We love our Dr. Brown's bottle brush to hand wash all of our bottles. The First Years Spin and Store drying rack is my lifesaver as someone who doesn't own a dishwasher and has very little counter space for bottles to invade. Our Philips AVENT BPA Free Microwave Steam Sterilizer is pretty sweet even though I only sterilize my bottles about once a week or so. I am glad I have it, for sure. Our First Years bottle warmer gets used a TON by Nate and Tony but I have to admit that it kind of annoys me. There are just too many steps and measuring out the little amount of water it needs takes a lot of time. Maybe I just like whipping out the boob too much, but the boys do like this warmer.
I am totally obsessed with my two nursing covers, one by Peanut Shell and one by Bebe au Lait. I keep one in my diaper bag for outings and one at home for when we have visitors and let me tell you, these babies get used all the time. I've used one in the back seat of our car (when it was parked, of course), at the dinner table with my in-laws, in front of friends on my couch, and even outside of a coffee shop. They are awesome and I'm so glad breastfeeding mamas can have something cute like this to cover up with instead of just a blanket.
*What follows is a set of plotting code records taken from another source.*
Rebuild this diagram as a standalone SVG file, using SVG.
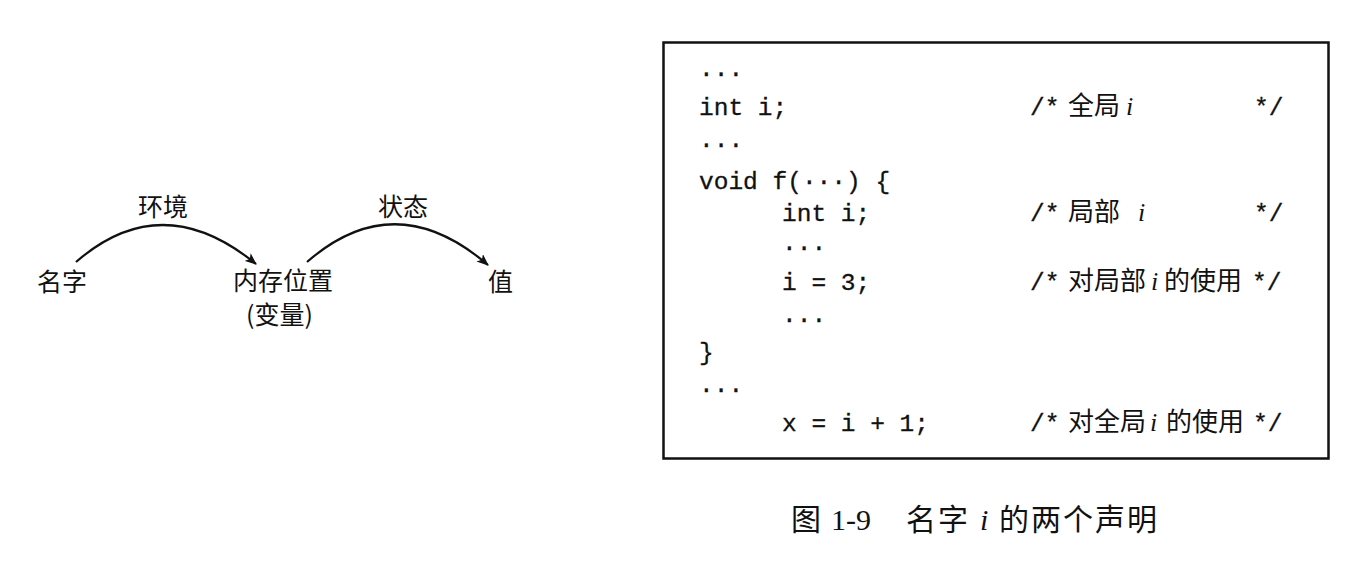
<svg xmlns="http://www.w3.org/2000/svg" width="1363" height="567" viewBox="0 0 1363 567">
<style>
.cn{font-family:"Noto Sans CJK SC","Liberation Serif",serif;font-size:25px;fill:#111}
.code{font-family:"Liberation Mono","DejaVu Sans Mono",monospace;font-size:24.5px;fill:#111;stroke:#111;stroke-width:0.3}
.zh{font-family:"Noto Sans CJK SC","Liberation Sans",sans-serif;font-size:26px;fill:#111}
.it{font-family:"Liberation Serif",serif;font-style:italic;font-size:26px;fill:#111}
.cap{font-family:"Liberation Serif","Noto Sans CJK SC",serif;font-size:30px;fill:#111}
.capzh{font-family:"Noto Sans CJK SC","Liberation Serif",serif;font-size:30px;fill:#111;letter-spacing:2px}
.edge{fill:none;stroke:#111;stroke-width:2.2}
</style>
<defs>
<marker id="ah" viewBox="0 0 12 10" refX="11" refY="5" markerWidth="12" markerHeight="10" markerUnits="userSpaceOnUse" orient="auto">
<path d="M0,0 L12,5 L0,10 L3,5 Z" fill="#111"/>
</marker>
</defs>
<rect width="1363" height="567" fill="#fff"/>
<g id="n-name"><text class="cn" x="37" y="291">名字</text></g>
<g id="n-loc"><text class="cn" x="233" y="290">内存位置</text><text class="cn" x="246" y="324">(变量)</text></g>
<g id="n-val"><text class="cn" x="488" y="291">值</text></g>
<g id="connectors">
<path class="edge" d="M76,262 Q162,187 256,264" marker-end="url(#ah)"/>
<path class="edge" d="M307,262 Q395,185 488,265" marker-end="url(#ah)"/>
<text class="cn" x="138" y="216">环境</text>
<text class="cn" x="378" y="216">状态</text>
</g>
<g id="code-box">
<rect x="663.5" y="42.5" width="665" height="416" fill="none" stroke="#111" stroke-width="2.5"/>
<text class="code" x="699" y="76">...</text>
<text class="code" x="699" y="115">int i;</text>
<text class="code" x="1030" y="115">/*</text><text class="zh" x="1068" y="115">全局</text><text class="it" x="1126" y="115">i</text>
<text class="code" x="1254" y="115">*/</text>
<text class="code" x="699" y="147">...</text>
<text class="code" x="699" y="189">void f(···) {</text>
<text class="code" x="782" y="221">int i;</text>
<text class="code" x="1030" y="221">/*</text><text class="zh" x="1068" y="221">局部</text><text class="it" x="1138" y="221">i</text>
<text class="code" x="1254" y="221">*/</text>
<text class="code" x="782" y="250">...</text>
<text class="code" x="782" y="290">i = 3;</text>
<text class="code" x="1030" y="290">/*</text><text class="zh" x="1068" y="290">对局部</text><text class="it" x="1151" y="290">i</text><text class="zh" x="1164" y="290">的使用</text>
<text class="code" x="1252" y="290">*/</text>
<text class="code" x="782" y="322">...</text>
<text class="code" x="699" y="360">}</text>
<text class="code" x="699" y="392">...</text>
<text class="code" x="782" y="431">x = i + 1;</text>
<text class="code" x="1030" y="431">/*</text><text class="zh" x="1068" y="431">对全局</text><text class="it" x="1150" y="431">i</text><text class="zh" x="1166" y="431">的使用</text>
<text class="code" x="1253" y="431">*/</text>
</g>
<g id="caption">
<text class="capzh" x="791" y="530">图</text>
<text class="cap" x="831" y="530">1-9</text>
<text class="capzh" x="906" y="530">名字</text>
<text class="cap" x="980" y="530" font-style="italic">i</text>
<text class="capzh" x="999" y="530">的两个声明</text>
</g>
</svg>
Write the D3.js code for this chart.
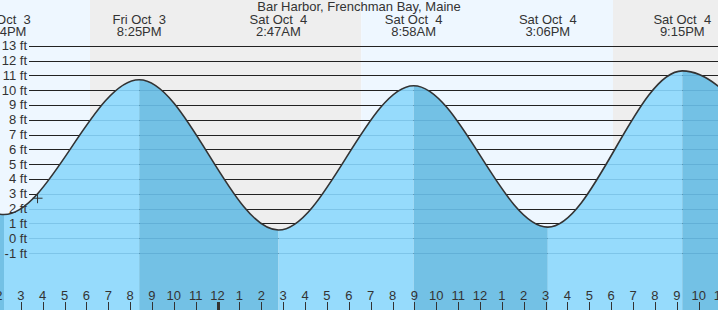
<!DOCTYPE html>
<html><head><meta charset="utf-8">
<script src="https://cdn.jsdelivr.net/npm/d3@7"></script>
<style>
html,body{margin:0;padding:0;background:#fff;}
svg{display:block;font-family:"Liberation Sans",Arial,sans-serif;}
text{white-space:pre;}
</style></head><body>
<svg id="chart" width="718" height="310"></svg>
<script>
const title = "Bar Harbor, Frenchman Bay, Maine";
// tide extremes (first and last lie outside the visible window)
const tideTimes = ["2025-10-03 08:05","2025-10-03 14:14","2025-10-03 20:25","2025-10-04 02:47","2025-10-04 08:58","2025-10-04 15:06","2025-10-04 21:15","2025-10-05 03:30"];
const tideHeights = [10.4, 1.6, 10.7, 0.55, 10.3, 0.75, 11.3, 0.5];
// sunrise / sunset
const sunTimes = ["2025-10-03 06:33","2025-10-03 18:10","2025-10-04 06:34","2025-10-04 18:05","2025-10-05 06:36"];
const sunKinds = ["rise","set","rise","set","rise"];
// y axis tick values (ft)
const yTickValues = [-1,0,1,2,3,4,5,6,7,8,9,10,11,12,13];
// current-time marker
const nowTime = "2025-10-03 15:46";
const nowHeight = 2.7;
// visible time window
const windowStart = "2025-10-03 14:03";
const windowEnd = "2025-10-04 22:53";

const W = 718, H = 310;
const parse = d3.timeParse("%Y-%m-%d %H:%M");
const tides = tideTimes.map((t,i)=>({t:parse(t), h:tideHeights[i]}));
const suns = sunTimes.map((t,i)=>({t:parse(t), kind:sunKinds[i]}));

const x = d3.scaleTime().domain([parse(windowStart), parse(windowEnd)]).range([0, W]);
const y = d3.scaleLinear().domain([-1, 13]).range([253, 45.7]);

const svg = d3.select("#chart");
const C = {day:"#eef7ff", night:"#eeeeee", rise:"#96dbfc", fall:"#73c1e5", text:"#333333"};

// background day/night bands
const bands = [];
const t0 = parse(windowStart), t1 = parse(windowEnd);
let prevT = d3.timeHour.offset(t0, -24);
let prevKind = "set"; // before first sunrise it is night
suns.forEach(s=>{
  bands.push({a:prevT, b:s.t, night: s.kind==="rise"});
  prevT = s.t;
});
svg.append("g").selectAll("rect").data(bands).join("rect")
  .attr("x", d=>x(d.a)).attr("y",0)
  .attr("width", d=>Math.max(0,x(d.b)-x(d.a))).attr("height",H)
  .attr("fill", d=>d.night?C.night:C.day);

// dark gridlines
const grid = svg.append("g");
grid.selectAll("line").data(yTickValues).join("line")
  .attr("x1",29).attr("x2",W)
  .attr("y1",d=>Math.round(y(d))+0.5).attr("y2",d=>Math.round(y(d))+0.5)
  .attr("stroke","#222").attr("stroke-width",1);

// water
const area = d3.area().x(d=>x(d.t)).y0(H).y1(d=>y(d.h)).curve(d3.curveMonotoneX);
const line = d3.line().x(d=>x(d.t)).y(d=>y(d.h)).curve(d3.curveMonotoneX);
svg.append("defs").append("clipPath").attr("id","water")
  .append("path").attr("d", area(tides));
const segs = d3.pairs(tides);
const wg = svg.append("g").attr("clip-path","url(#water)");
wg.selectAll("rect").data(segs).join("rect")
  .attr("x", d=>x(d[0].t)).attr("y",0)
  .attr("width", d=>x(d[1].t)-x(d[0].t)).attr("height",H)
  .attr("fill", d=>d[1].h>d[0].h?C.rise:C.fall);
wg.selectAll("line").data(yTickValues).join("line")
  .attr("x1",29).attr("x2",W)
  .attr("y1",d=>Math.round(y(d))+0.5).attr("y2",d=>Math.round(y(d))+0.5)
  .attr("stroke","rgba(40,120,170,0.22)").attr("stroke-width",1);

// tide curve
svg.append("path").attr("d", line(tides)).attr("fill","none")
  .attr("stroke","#333").attr("stroke-width",1.6);

// y labels
svg.append("g").selectAll("text").data(yTickValues).join("text")
  .attr("x",27).attr("y",d=>y(d)+4.5).attr("text-anchor","end")
  .attr("font-size",13).attr("fill",C.text)
  .text(d=>d+" ft");

// hour ticks
const hours = d3.timeHour.range(d3.timeHour.ceil(d3.timeHour.offset(t0,-1)), d3.timeHour.offset(t1,1));
const hg = svg.append("g");
hg.selectAll("line").data(hours).join("line")
  .attr("x1",d=>Math.round(x(d))+0.5).attr("x2",d=>Math.round(x(d))+0.5)
  .attr("y1",302).attr("y2",H)
  .attr("stroke","#333").attr("stroke-width",d=>d.getHours()===0?3:1);
hg.selectAll("text").data(hours).join("text")
  .attr("x",d=>x(d)).attr("y",300).attr("text-anchor","middle")
  .attr("font-size",13).attr("fill",C.text)
  .text(d3.timeFormat("%-I"));

// title
svg.append("text").attr("x",359).attr("y",11).attr("text-anchor","middle")
  .attr("font-size",13).attr("fill",C.text).text(title);

// event labels
const fDate = d3.timeFormat("%a %b %e"), fTime = d3.timeFormat("%-I:%M%p");
const ev = tides.filter(d=>x(d.t)>-60 && x(d.t)<W+60);
const eg = svg.append("g").selectAll("g").data(ev).join("g");
eg.append("text").attr("x",d=>x(d.t)).attr("y",24).attr("text-anchor","middle")
  .attr("font-size",13).attr("fill",C.text).text(d=>fDate(d.t));
eg.append("text").attr("x",d=>x(d.t)).attr("y",36).attr("text-anchor","middle")
  .attr("font-size",13).attr("fill",C.text).text(d=>fTime(d.t));

// now marker
const nx = x(parse(nowTime)), ny = y(nowHeight);
svg.append("path").attr("d",`M${nx-5},${ny}H${nx+5}M${nx},${ny-5}V${ny+5}`)
  .attr("stroke","#333").attr("stroke-width",1).attr("fill","none");
</script>
</body></html>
As far as breast pads go, in the first few days of breastfeeding I LOVED my Lansinoh Soothies gel pads! They were perfect for my burning nips but once my milk came in a few days later I wasn't a big fan of how messy they got. But get these and bring them with you to the hospital, for sure. Now I use their disposable pads although I am totally on the hunt for the best re-usable pads, because these throw away ones seem wasteful and it's annoying having to buy a new box every month. I've tried a few cotton pads but nothing works well for me so far and I spurt out of the sides most of the time. Not cool. I lust after these Artsy Fartsy Foo Foo Milk Maid pads because everyone RAVES about them but she only stocks her store twice a month and I am not kidding when I say they sell out in SECONDS. I've tried 4 times (during my maternity leave) to log on and buy them right when she stocks the store with no luck so I've given up on that dream. :)
I've already posted about my nursing bras, tanks, and tops but I really needed more support in my nursing bras besides those 'sleeping' bras. So I got this one and this one to wear to work for added support and more of a cover for my nursing pads.
The only other thing I really want to buy now is a handsfree pumping bra to slide on over my nursing bras at work when I pump. These things look ridiculous and disgusting but I am so tired of hunching over and pushing the bottles up into my boobs with my thighs while I type. Bad posture, what? Plus, Kortney Kardashian wore one on an episode of her show and therefore they are cool now. :)
Well that's it. Everything you wanted to know about pumping as an exclusive breast feeder but you never thought to ask:) Any questions?